On the other hand, if you go too late in June, much of the fragile prettiness has shattered. Already, today, petals litter the lawn.

But still we find swaths of buxom beauties.

It’s difficult to take a bad photo of a rose, try as you might.

This is what one looks like close up.

Though it’s tempting to click, best to pocket your phone and simply drift from bed to bed, under the perfect sky, in a state of rose-addled bliss.

The frame of a greenhouse designed in 1881 by Lord & Burnham, when it was built the largest in the country, rises beyond a hillock. Once the foremost metal-framed conservatory in the country, now a ruin. You know I love ruins.

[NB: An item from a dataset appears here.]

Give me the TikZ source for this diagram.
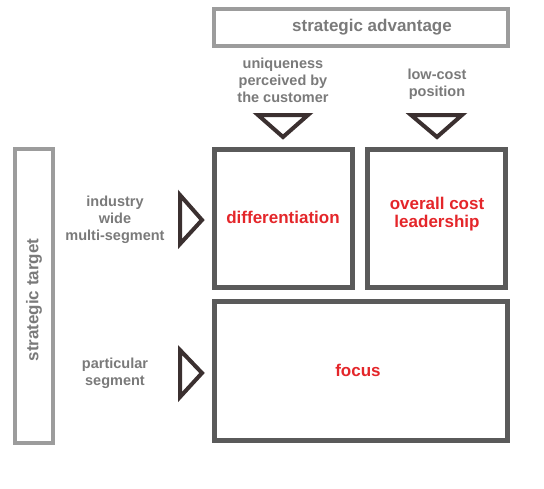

When Jay Gould had it built, he was inordinately proud of the orchids that were raised here – with a full-time staff of 16 gardeners, what could go wrong? – and used to run the plants down to gift to grateful New York City residents, with a steam heater to keep the flowers warm. Now there are just three gardeners to run the whole estate, and the greenhouse is nominally off limits.

Okay. But an original fountain in the center bubbles, its bowl upheld by… pelicans perhaps? Or some mythological creature with bird feet?

When Helen Gould first dreamed up the rose garden, she planned for the folly to have only pink climbing roses. After her death, the estate passed to her younger sister Anna, the Dutchess of Talleyrand-Perigord, who had gained a divorce from her new husband’s cousin Boni, the Count of Castellane, he who had bilked her of $10 million of her inheritance. The heiress had two children in this second marriage, Howard de Talleyrand-Périgord, Duc de Sagan (1909-1929), who died of a self-inflicted gun wound when his parents refused him permission to marry until he was 21, and Helene Violette de Talleyrand-Périgord,  who married Comte James Robert de Pourtalès, divorced him, then married Gaston Palewski, former Minister of Scientific Research, Atomic Energy and Space Questions. Lives perfumed with the best of the best, aside from that unfortunate suicide. By the time Anna went to the rose garden in the sky in 1961, few of the shrubs were left.

Jay Gould enriched the lives of his swanky city pals with orchids. Perhaps he might have sent roses.